Further, the plan must also consider the changes in health care demand over the next 2030 years, including these:

  • Demographic shifts, particularly the increases in absolute number of residents over age 85, and changes in immigration/ex-migration; 
  • Increased diversity of the state’s population specific to race/ethnicity and language;
  • The growing total population of the state, particularly in regions where provider supply is already strained;
  • Anticipated shifts in prevalence and incidence of major diseases and conditions; 
  • Changes in family dynamics, which contribute to shifts in natural supports available, particularly for seniors; 
  • The way that changes in care patterns, scope of practice, and team-based care might impact demand for different types of health professionals; 
  • Increasing expectations for patient-centered and consumer-directed care, including shared decision making, collaborative planning, health advocacy, etc.; 
  • Changes in business models and expectations for private, public, and nonprofit providers driven by developments in payment mechanisms, regulation, and financial incentives; 
  • The broader economic and education climate, and implications based on the size and shape, including geographic distribution, of California’s population; 
  • Any regulatory or market considerations that may impact the extent or comprehensiveness of insurance coverage, and therefore affect demand. 

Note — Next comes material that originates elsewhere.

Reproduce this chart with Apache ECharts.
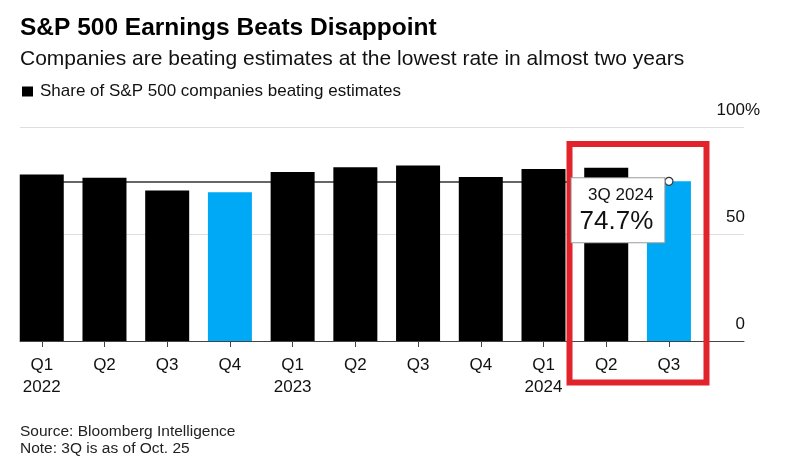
<!DOCTYPE html>
<html>
<head>
<meta charset="utf-8">
<script src="https://cdn.jsdelivr.net/npm/echarts@6/dist/echarts.min.js"></script>
<style>
html,body{margin:0;padding:0;background:#fff;}
#chart{width:800px;height:476px;}
</style>
</head>
<body>
<div id="chart"></div>
<script>
// ---- data ----
const quarters = ['Q1','Q2','Q3','Q4','Q1','Q2','Q3','Q4','Q1','Q2','Q3'];
const years    = ['2022','','','','2023','','','','2024','',''];
const beatShare = [77.9, 76.4, 70.4, 69.6, 79.1, 81.3, 82.1, 76.8, 80.5, 81.1, 74.7];
const highlightedQuarters = [3, 10];
const yTicks = [0, 50, 100];
const seriesName = 'Share of S&P 500 companies beating estimates';
const calloutTitle = '3Q 2024';

const FONT = "'Liberation Sans', Arial, sans-serif";
const categories = quarters.map((q, i) => years[i] ? q + '\n' + years[i] : q);
const lastIdx = beatShare.length - 1;
const latest = beatShare[lastIdx];
const BLUE = '#00a9f6';
const yMax = yTicks[yTicks.length - 1];

const chart = echarts.init(document.getElementById('chart'), null, {renderer: 'canvas'});
chart.setOption({
  animation: false,
  backgroundColor: '#fff',
  textStyle: {fontFamily: FONT},
  grid: [
    {left: 10.4, right: 99.7, top: 127.3, bottom: 135},
    {left: 20, right: 56, top: 127.3, bottom: 135}
  ],
  legend: {
    data: [seriesName],
    left: 17, top: 78,
    icon: 'rect', itemWidth: 11, itemHeight: 10, itemGap: 10,
    selectedMode: false,
    textStyle: {fontFamily: FONT, fontSize: 17, color: '#111', padding: [0, 0, 0, 2]}
  },
  xAxis: [
    {
      type: 'category', gridIndex: 0, data: categories,
      axisLine: {show: false},
      axisTick: {show: true, alignWithLabel: true, length: 6, lineStyle: {color: '#444', width: 1}},
      axisLabel: {fontFamily: FONT, fontSize: 17, color: '#111', lineHeight: 21.5, margin: 14, interval: 0}
    },
    {
      type: 'value', gridIndex: 1, min: 0, max: 1,
      axisLine: {show: true, onZero: false, lineStyle: {color: '#444', width: 1}},
      axisTick: {show: false}, axisLabel: {show: false}, splitLine: {show: false}
    }
  ],
  yAxis: [
    {type: 'value', gridIndex: 0, min: yTicks[0], max: yMax, interval: yTicks[1] - yTicks[0], show: false},
    {
      type: 'value', gridIndex: 1, min: yTicks[0], max: yMax, interval: yTicks[1] - yTicks[0], position: 'right',
      axisLine: {show: false}, axisTick: {show: false},
      splitLine: {show: true, lineStyle: {color: '#dedede', width: 1}},
      axisLabel: {
        inside: true, margin: -16, align: 'right', verticalAlign: 'bottom',
        fontFamily: FONT, fontSize: 17, color: '#111', lineHeight: 17, padding: [0, 0, 8, 0],
        formatter: v => '{n|' + v + '}' + (v === yMax ? '{p|%}' : '{h|%}'),
        rich: {
          n: {fontFamily: FONT, fontSize: 17, color: '#111', lineHeight: 17},
          p: {fontFamily: FONT, fontSize: 17, color: '#111', lineHeight: 17},
          h: {fontFamily: FONT, fontSize: 17, color: 'rgba(0,0,0,0)', lineHeight: 17}
        }
      }
    }
  ],
  series: [
    {
      name: seriesName, type: 'bar', xAxisIndex: 0, yAxisIndex: 0,
      barWidth: 44,
      itemStyle: {color: '#000'},
      data: beatShare.map((v, i) => highlightedQuarters.includes(i) ? {value: v, itemStyle: {color: BLUE}} : v),
      emphasis: {disabled: true},
      silent: true,
      markLine: {
        silent: true, z: 1, symbol: ['none', 'none'],
        label: {show: false},
        lineStyle: {color: '#333', width: 1.5, type: 'solid'},
        emphasis: {disabled: true},
        data: [[{coord: [0, latest]}, {coord: [lastIdx, latest]}]]
      },
      markPoint: {
        silent: true, z: 6,
        symbol: 'circle', symbolSize: 8,
        itemStyle: {color: '#fff', borderColor: '#333', borderWidth: 1.2},
        label: {
          show: true, position: 'left', distance: 0,
          align: 'right', verticalAlign: 'top', offset: [0, -3],
          backgroundColor: '#fff', borderColor: '#9a9a9a', borderWidth: 1,
          padding: [6, 11, 6, 8],
          formatter: () => '{a|' + calloutTitle + '}\n{b|' + latest.toFixed(1) + '%}',
          rich: {
            a: {fontFamily: FONT, fontSize: 17, lineHeight: 22, color: '#111'},
            b: {fontFamily: FONT, fontSize: 26, lineHeight: 30, color: '#111'}
          }
        },
        data: [{coord: [lastIdx, latest], value: latest}]
      }
    }
  ],
  graphic: [
    {type: 'text', x: 20, y: 28.3, silent: true,
     style: {text: 'S&P 500 Earnings Beats Disappoint', font: 'bold 24.5px ' + FONT, fill: '#000', verticalAlign: 'middle'}},
    {type: 'text', x: 20, y: 59.2, silent: true,
     style: {text: 'Companies are beating estimates at the lowest rate in almost two years', font: '21px ' + FONT, fill: '#111', verticalAlign: 'middle'}},
    {type: 'text', x: 20, y: 431.3, silent: true,
     style: {text: 'Source: Bloomberg Intelligence', font: '15.5px ' + FONT, fill: '#222', verticalAlign: 'middle'}},
    {type: 'text', x: 20, y: 449, silent: true,
     style: {text: 'Note: 3Q is as of Oct. 25', font: '15.5px ' + FONT, fill: '#222', verticalAlign: 'middle'}},
    {type: 'rect', z: 3, silent: true,
     shape: {x: 569.5, y: 144, width: 137, height: 238.5},
     style: {fill: 'none', stroke: '#e1232b', lineWidth: 6}}
  ]
});
</script>
</body>
</html>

Governance, Structure, and Process 

An expert team of leaders in health and education have come together to create a robust blueprint for the future of health improvement and health care jobs in California. Led by co-chairs Janet Napolitano, President of the University of California, and Lloyd Dean, President and CEO of Dignity Health, these leaders will steer the development and implementation of a state health workforce master plan. This group will oversee the gathering and review of information, decide strategic priorities, promote and monitor the plan’s implementation, and represent the plan to the public. The group is representative of California’s diversity, and includes educators and accreditors, health professionals, policymakers, business and labor leaders (including payers and providers), and consumer groups. The group collectively brings economic, health, equity, and community expertise and commits to delivering material, cross-sectoral influence. The group will function as a private commission, with strong public participation and endorsement. The California Future Health Workforce Commission will run from summer 2017 through 2018.

Jeff Oxendine from UC Berkeley School of Public Health and Kevin Barnett from Public Health Institute will serve as co-directors of this effort and will lead an expert staff to support the Commission’s work including organizing meetings, preparing background materials, and directing the work of the technical advisory committee. Led by Jeff and Kevin, this management team will ensure co-chairs and commissioners are fully supported by coordinating topical experts, academics, and technical consultants to ensure facts, analysis and a diverse base of opinions and voices are brought to the Commission for consideration.

A coalition of California’s health funders, including The California Endowment (TCE), California Health Care Foundation (CHCF), The California Wellness Foundation (TCWF) and Blue Shield of California Foundation (BSCF), have catalyzed the development of the master plan by providing funding to support this work.